━━━━━ Data block

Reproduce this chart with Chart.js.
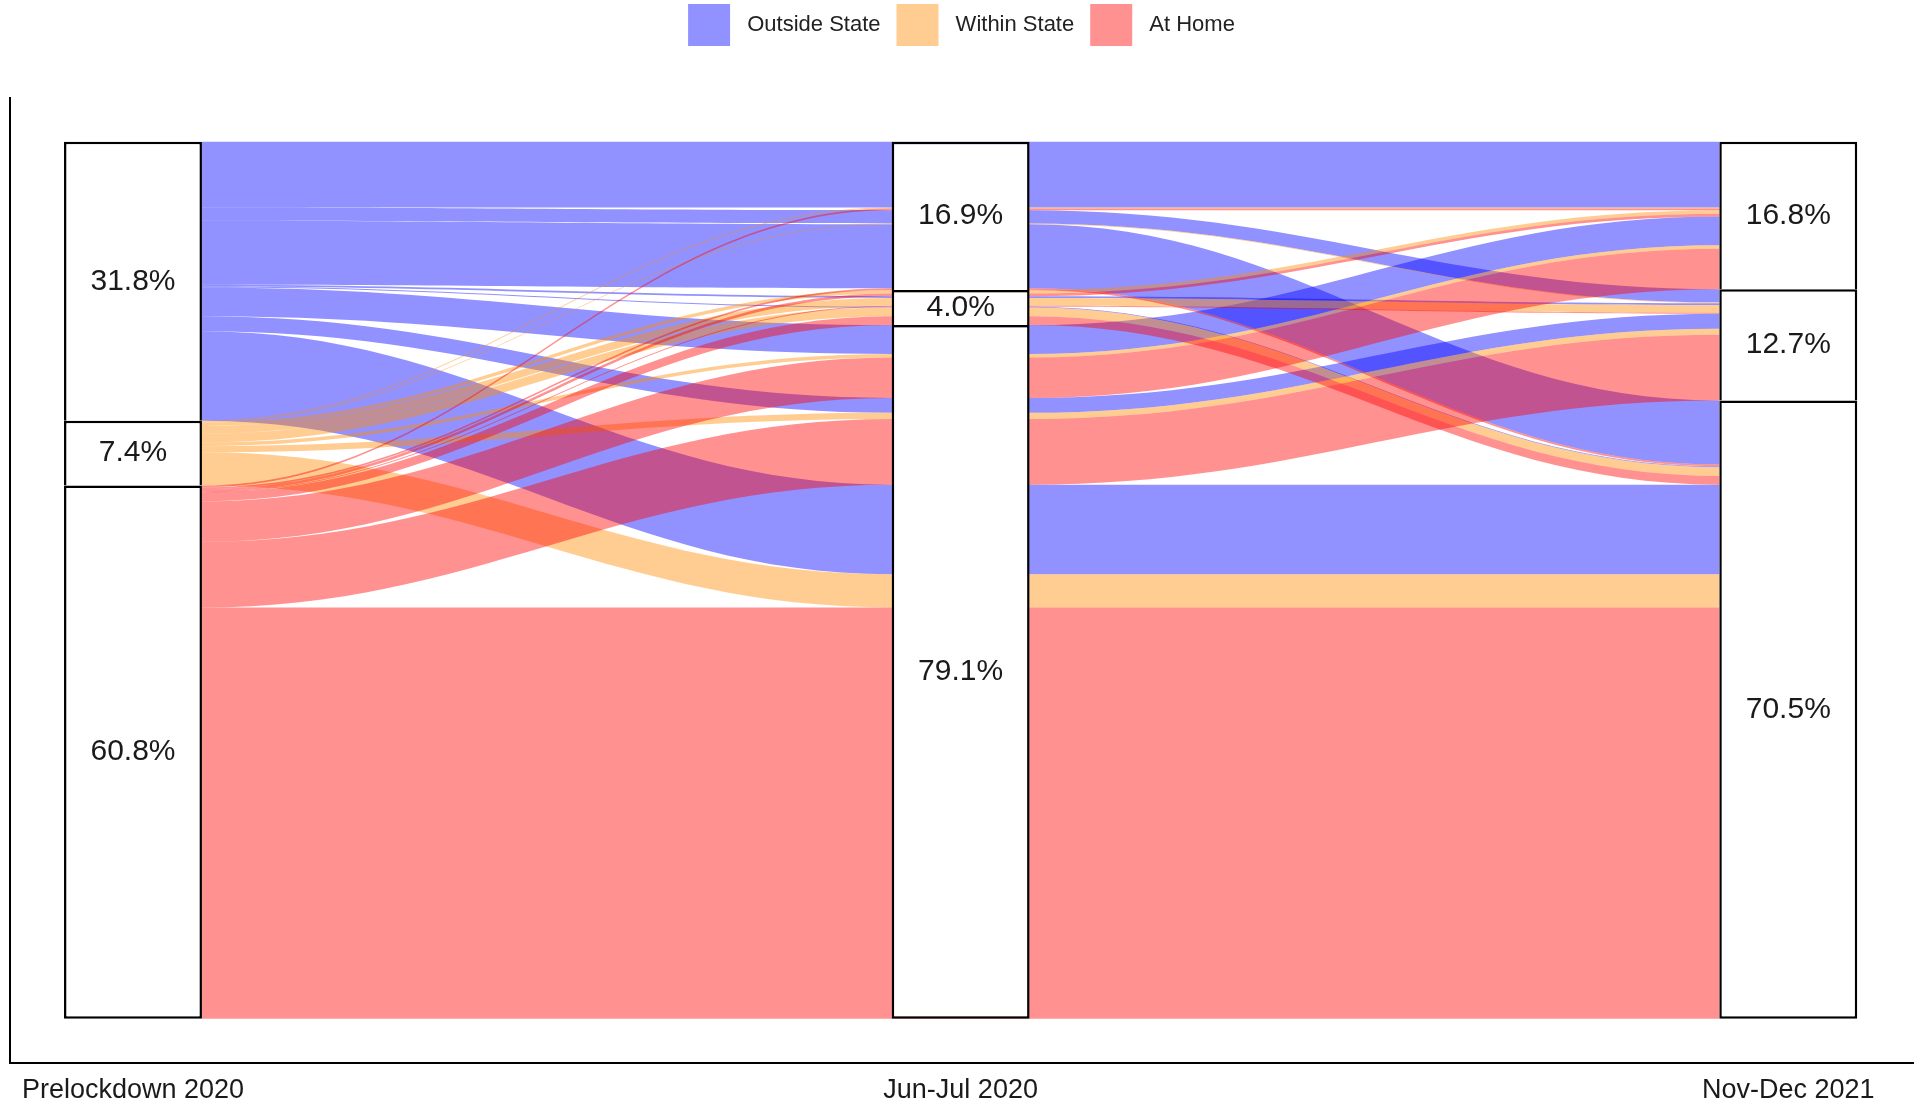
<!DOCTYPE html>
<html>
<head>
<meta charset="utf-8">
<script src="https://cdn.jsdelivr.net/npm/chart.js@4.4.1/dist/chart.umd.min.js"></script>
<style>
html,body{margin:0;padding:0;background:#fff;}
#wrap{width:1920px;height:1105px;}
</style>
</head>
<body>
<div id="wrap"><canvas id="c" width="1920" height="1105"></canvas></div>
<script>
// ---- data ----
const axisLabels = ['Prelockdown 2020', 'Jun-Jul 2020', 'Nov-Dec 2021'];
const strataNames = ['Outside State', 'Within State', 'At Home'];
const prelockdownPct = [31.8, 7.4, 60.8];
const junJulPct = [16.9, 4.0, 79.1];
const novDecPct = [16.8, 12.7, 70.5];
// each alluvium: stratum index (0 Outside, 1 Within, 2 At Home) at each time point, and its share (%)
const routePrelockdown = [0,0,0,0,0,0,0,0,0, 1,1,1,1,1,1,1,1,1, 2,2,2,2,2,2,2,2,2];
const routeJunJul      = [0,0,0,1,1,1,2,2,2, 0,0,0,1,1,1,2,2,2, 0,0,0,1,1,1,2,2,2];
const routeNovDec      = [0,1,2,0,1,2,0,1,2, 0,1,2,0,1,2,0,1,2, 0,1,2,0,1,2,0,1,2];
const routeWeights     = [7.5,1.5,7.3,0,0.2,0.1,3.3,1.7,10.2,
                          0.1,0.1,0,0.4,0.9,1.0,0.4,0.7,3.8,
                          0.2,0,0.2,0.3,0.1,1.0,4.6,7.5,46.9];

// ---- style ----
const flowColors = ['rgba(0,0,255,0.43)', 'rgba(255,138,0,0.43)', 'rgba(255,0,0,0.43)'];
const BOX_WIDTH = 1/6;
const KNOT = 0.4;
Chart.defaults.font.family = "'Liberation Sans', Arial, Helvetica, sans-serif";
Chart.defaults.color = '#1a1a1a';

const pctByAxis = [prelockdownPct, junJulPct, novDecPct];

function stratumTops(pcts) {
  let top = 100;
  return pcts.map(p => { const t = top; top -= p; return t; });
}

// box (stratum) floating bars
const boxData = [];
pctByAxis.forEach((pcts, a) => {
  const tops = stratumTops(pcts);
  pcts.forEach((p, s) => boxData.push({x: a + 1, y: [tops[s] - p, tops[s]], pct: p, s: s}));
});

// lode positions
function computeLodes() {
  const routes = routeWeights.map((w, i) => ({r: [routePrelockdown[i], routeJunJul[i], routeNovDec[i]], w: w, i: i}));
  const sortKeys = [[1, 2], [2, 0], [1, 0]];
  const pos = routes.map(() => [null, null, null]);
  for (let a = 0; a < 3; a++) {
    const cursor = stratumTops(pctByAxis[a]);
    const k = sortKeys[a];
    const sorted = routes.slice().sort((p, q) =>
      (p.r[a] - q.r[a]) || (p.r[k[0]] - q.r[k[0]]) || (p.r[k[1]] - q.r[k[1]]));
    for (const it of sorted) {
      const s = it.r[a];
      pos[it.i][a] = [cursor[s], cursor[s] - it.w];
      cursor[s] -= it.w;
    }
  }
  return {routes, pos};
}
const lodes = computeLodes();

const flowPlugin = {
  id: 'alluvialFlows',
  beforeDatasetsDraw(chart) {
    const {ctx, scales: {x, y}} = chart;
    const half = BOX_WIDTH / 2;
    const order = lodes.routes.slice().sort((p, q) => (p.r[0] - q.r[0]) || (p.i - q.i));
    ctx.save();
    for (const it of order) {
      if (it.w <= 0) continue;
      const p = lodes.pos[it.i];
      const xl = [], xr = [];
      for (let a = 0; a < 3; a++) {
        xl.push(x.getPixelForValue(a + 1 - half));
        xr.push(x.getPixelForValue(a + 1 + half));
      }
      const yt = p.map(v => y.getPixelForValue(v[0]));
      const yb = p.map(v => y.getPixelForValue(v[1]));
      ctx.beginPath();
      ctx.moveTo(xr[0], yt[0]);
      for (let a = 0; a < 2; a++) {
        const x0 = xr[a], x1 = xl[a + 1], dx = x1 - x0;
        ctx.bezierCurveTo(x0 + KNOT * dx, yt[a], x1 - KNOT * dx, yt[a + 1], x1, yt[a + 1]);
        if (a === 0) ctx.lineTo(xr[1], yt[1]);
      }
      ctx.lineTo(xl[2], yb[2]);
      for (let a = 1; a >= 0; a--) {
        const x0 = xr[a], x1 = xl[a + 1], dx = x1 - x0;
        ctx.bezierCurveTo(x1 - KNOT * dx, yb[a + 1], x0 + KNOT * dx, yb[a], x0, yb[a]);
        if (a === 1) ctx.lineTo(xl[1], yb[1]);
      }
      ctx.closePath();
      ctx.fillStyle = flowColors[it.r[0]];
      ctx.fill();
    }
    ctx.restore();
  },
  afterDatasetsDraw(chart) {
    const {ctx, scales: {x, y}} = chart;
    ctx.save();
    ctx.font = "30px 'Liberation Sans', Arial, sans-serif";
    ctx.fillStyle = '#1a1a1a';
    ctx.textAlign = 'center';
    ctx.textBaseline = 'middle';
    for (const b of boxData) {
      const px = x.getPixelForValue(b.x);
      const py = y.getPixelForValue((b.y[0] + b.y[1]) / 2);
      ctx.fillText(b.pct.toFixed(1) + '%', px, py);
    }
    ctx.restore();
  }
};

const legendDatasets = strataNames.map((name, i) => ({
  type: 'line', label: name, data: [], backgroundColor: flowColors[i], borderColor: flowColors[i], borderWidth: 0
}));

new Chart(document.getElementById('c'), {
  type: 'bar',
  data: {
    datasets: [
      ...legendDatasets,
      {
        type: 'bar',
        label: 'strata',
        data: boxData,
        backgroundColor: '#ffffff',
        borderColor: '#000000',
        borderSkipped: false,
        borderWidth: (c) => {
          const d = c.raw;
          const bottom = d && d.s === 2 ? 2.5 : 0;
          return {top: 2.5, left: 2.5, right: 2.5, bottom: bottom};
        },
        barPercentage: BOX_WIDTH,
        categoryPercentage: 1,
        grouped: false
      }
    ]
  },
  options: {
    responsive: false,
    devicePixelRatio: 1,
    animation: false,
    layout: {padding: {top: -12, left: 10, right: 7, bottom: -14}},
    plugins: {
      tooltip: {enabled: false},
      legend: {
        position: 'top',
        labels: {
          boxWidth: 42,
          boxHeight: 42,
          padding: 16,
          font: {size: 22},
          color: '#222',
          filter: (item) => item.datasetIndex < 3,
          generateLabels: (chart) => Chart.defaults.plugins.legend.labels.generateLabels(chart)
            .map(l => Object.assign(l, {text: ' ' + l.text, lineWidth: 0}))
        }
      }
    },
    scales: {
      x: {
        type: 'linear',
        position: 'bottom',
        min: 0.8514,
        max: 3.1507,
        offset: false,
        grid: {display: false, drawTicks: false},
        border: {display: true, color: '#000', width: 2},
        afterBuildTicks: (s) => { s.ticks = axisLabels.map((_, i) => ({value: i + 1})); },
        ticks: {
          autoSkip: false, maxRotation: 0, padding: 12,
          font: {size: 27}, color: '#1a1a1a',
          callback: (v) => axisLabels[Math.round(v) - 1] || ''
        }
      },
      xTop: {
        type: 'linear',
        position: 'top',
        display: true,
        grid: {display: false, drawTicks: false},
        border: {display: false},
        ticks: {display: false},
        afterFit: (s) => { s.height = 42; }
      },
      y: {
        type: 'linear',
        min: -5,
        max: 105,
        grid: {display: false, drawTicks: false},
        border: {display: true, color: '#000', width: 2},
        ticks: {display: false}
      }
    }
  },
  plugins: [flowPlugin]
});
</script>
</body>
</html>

━━━━━━━━━━

▸ **Task statement**
Reproduce each line exactly as it appears, omitting the pictures.

▸ **Exercise output**
Reproduce this chart with Chart.js.
<!DOCTYPE html>
<html>
<head>
<meta charset="utf-8">
<script src="https://cdn.jsdelivr.net/npm/chart.js@4.4.1/dist/chart.umd.min.js"></script>
<style>
html,body{margin:0;padding:0;background:#fff;}
#wrap{width:1920px;height:1105px;}
</style>
</head>
<body>
<div id="wrap"><canvas id="c" width="1920" height="1105"></canvas></div>
<script>
// ---- data ----
const axisLabels = ['Prelockdown 2020', 'Jun-Jul 2020', 'Nov-Dec 2021'];
const strataNames = ['Outside State', 'Within State', 'At Home'];
const prelockdownPct = [31.8, 7.4, 60.8];
const junJulPct = [16.9, 4.0, 79.1];
const novDecPct = [16.8, 12.7, 70.5];
// each alluvium: stratum index (0 Outside, 1 Within, 2 At Home) at each time point, and its share (%)
const routePrelockdown = [0,0,0,0,0,0,0,0,0, 1,1,1,1,1,1,1,1,1, 2,2,2,2,2,2,2,2,2];
const routeJunJul      = [0,0,0,1,1,1,2,2,2, 0,0,0,1,1,1,2,2,2, 0,0,0,1,1,1,2,2,2];
const routeNovDec      = [0,1,2,0,1,2,0,1,2, 0,1,2,0,1,2,0,1,2, 0,1,2,0,1,2,0,1,2];
const routeWeights     = [7.5,1.5,7.3,0,0.2,0.1,3.3,1.7,10.2,
                          0.1,0.1,0,0.4,0.9,1.0,0.4,0.7,3.8,
                          0.2,0,0.2,0.3,0.1,1.0,4.6,7.5,46.9];

// ---- style ----
const flowColors = ['rgba(0,0,255,0.43)', 'rgba(255,138,0,0.43)', 'rgba(255,0,0,0.43)'];
const BOX_WIDTH = 1/6;
const KNOT = 0.4;
Chart.defaults.font.family = "'Liberation Sans', Arial, Helvetica, sans-serif";
Chart.defaults.color = '#1a1a1a';

const pctByAxis = [prelockdownPct, junJulPct, novDecPct];

function stratumTops(pcts) {
  let top = 100;
  return pcts.map(p => { const t = top; top -= p; return t; });
}

// box (stratum) floating bars
const boxData = [];
pctByAxis.forEach((pcts, a) => {
  const tops = stratumTops(pcts);
  pcts.forEach((p, s) => boxData.push({x: a + 1, y: [tops[s] - p, tops[s]], pct: p, s: s}));
});

// lode positions
function computeLodes() {
  const routes = routeWeights.map((w, i) => ({r: [routePrelockdown[i], routeJunJul[i], routeNovDec[i]], w: w, i: i}));
  const sortKeys = [[1, 2], [2, 0], [1, 0]];
  const pos = routes.map(() => [null, null, null]);
  for (let a = 0; a < 3; a++) {
    const cursor = stratumTops(pctByAxis[a]);
    const k = sortKeys[a];
    const sorted = routes.slice().sort((p, q) =>
      (p.r[a] - q.r[a]) || (p.r[k[0]] - q.r[k[0]]) || (p.r[k[1]] - q.r[k[1]]));
    for (const it of sorted) {
      const s = it.r[a];
      pos[it.i][a] = [cursor[s], cursor[s] - it.w];
      cursor[s] -= it.w;
    }
  }
  return {routes, pos};
}
const lodes = computeLodes();

const flowPlugin = {
  id: 'alluvialFlows',
  beforeDatasetsDraw(chart) {
    const {ctx, scales: {x, y}} = chart;
    const half = BOX_WIDTH / 2;
    const order = lodes.routes.slice().sort((p, q) => (p.r[0] - q.r[0]) || (p.i - q.i));
    ctx.save();
    for (const it of order) {
      if (it.w <= 0) continue;
      const p = lodes.pos[it.i];
      const xl = [], xr = [];
      for (let a = 0; a < 3; a++) {
        xl.push(x.getPixelForValue(a + 1 - half));
        xr.push(x.getPixelForValue(a + 1 + half));
      }
      const yt = p.map(v => y.getPixelForValue(v[0]));
      const yb = p.map(v => y.getPixelForValue(v[1]));
      ctx.beginPath();
      ctx.moveTo(xr[0], yt[0]);
      for (let a = 0; a < 2; a++) {
        const x0 = xr[a], x1 = xl[a + 1], dx = x1 - x0;
        ctx.bezierCurveTo(x0 + KNOT * dx, yt[a], x1 - KNOT * dx, yt[a + 1], x1, yt[a + 1]);
        if (a === 0) ctx.lineTo(xr[1], yt[1]);
      }
      ctx.lineTo(xl[2], yb[2]);
      for (let a = 1; a >= 0; a--) {
        const x0 = xr[a], x1 = xl[a + 1], dx = x1 - x0;
        ctx.bezierCurveTo(x1 - KNOT * dx, yb[a + 1], x0 + KNOT * dx, yb[a], x0, yb[a]);
        if (a === 1) ctx.lineTo(xl[1], yb[1]);
      }
      ctx.closePath();
      ctx.fillStyle = flowColors[it.r[0]];
      ctx.fill();
    }
    ctx.restore();
  },
  afterDatasetsDraw(chart) {
    const {ctx, scales: {x, y}} = chart;
    ctx.save();
    ctx.font = "30px 'Liberation Sans', Arial, sans-serif";
    ctx.fillStyle = '#1a1a1a';
    ctx.textAlign = 'center';
    ctx.textBaseline = 'middle';
    for (const b of boxData) {
      const px = x.getPixelForValue(b.x);
      const py = y.getPixelForValue((b.y[0] + b.y[1]) / 2);
      ctx.fillText(b.pct.toFixed(1) + '%', px, py);
    }
    ctx.restore();
  }
};

const legendDatasets = strataNames.map((name, i) => ({
  type: 'line', label: name, data: [], backgroundColor: flowColors[i], borderColor: flowColors[i], borderWidth: 0
}));

new Chart(document.getElementById('c'), {
  type: 'bar',
  data: {
    datasets: [
      ...legendDatasets,
      {
        type: 'bar',
        label: 'strata',
        data: boxData,
        backgroundColor: '#ffffff',
        borderColor: '#000000',
        borderSkipped: false,
        borderWidth: (c) => {
          const d = c.raw;
          const bottom = d && d.s === 2 ? 2.5 : 0;
          return {top: 2.5, left: 2.5, right: 2.5, bottom: bottom};
        },
        barPercentage: BOX_WIDTH,
        categoryPercentage: 1,
        grouped: false
      }
    ]
  },
  options: {
    responsive: false,
    devicePixelRatio: 1,
    animation: false,
    layout: {padding: {top: -12, left: 10, right: 7, bottom: -14}},
    plugins: {
      tooltip: {enabled: false},
      legend: {
        position: 'top',
        labels: {
          boxWidth: 42,
          boxHeight: 42,
          padding: 16,
          font: {size: 22},
          color: '#222',
          filter: (item) => item.datasetIndex < 3,
          generateLabels: (chart) => Chart.defaults.plugins.legend.labels.generateLabels(chart)
            .map(l => Object.assign(l, {text: ' ' + l.text, lineWidth: 0}))
        }
      }
    },
    scales: {
      x: {
        type: 'linear',
        position: 'bottom',
        min: 0.8514,
        max: 3.1507,
        offset: false,
        grid: {display: false, drawTicks: false},
        border: {display: true, color: '#000', width: 2},
        afterBuildTicks: (s) => { s.ticks = axisLabels.map((_, i) => ({value: i + 1})); },
        ticks: {
          autoSkip: false, maxRotation: 0, padding: 12,
          font: {size: 27}, color: '#1a1a1a',
          callback: (v) => axisLabels[Math.round(v) - 1] || ''
        }
      },
      xTop: {
        type: 'linear',
        position: 'top',
        display: true,
        grid: {display: false, drawTicks: false},
        border: {display: false},
        ticks: {display: false},
        afterFit: (s) => { s.height = 42; }
      },
      y: {
        type: 'linear',
        min: -5,
        max: 105,
        grid: {display: false, drawTicks: false},
        border: {display: true, color: '#000', width: 2},
        ticks: {display: false}
      }
    }
  },
  plugins: [flowPlugin]
});
</script>
</body>
</html>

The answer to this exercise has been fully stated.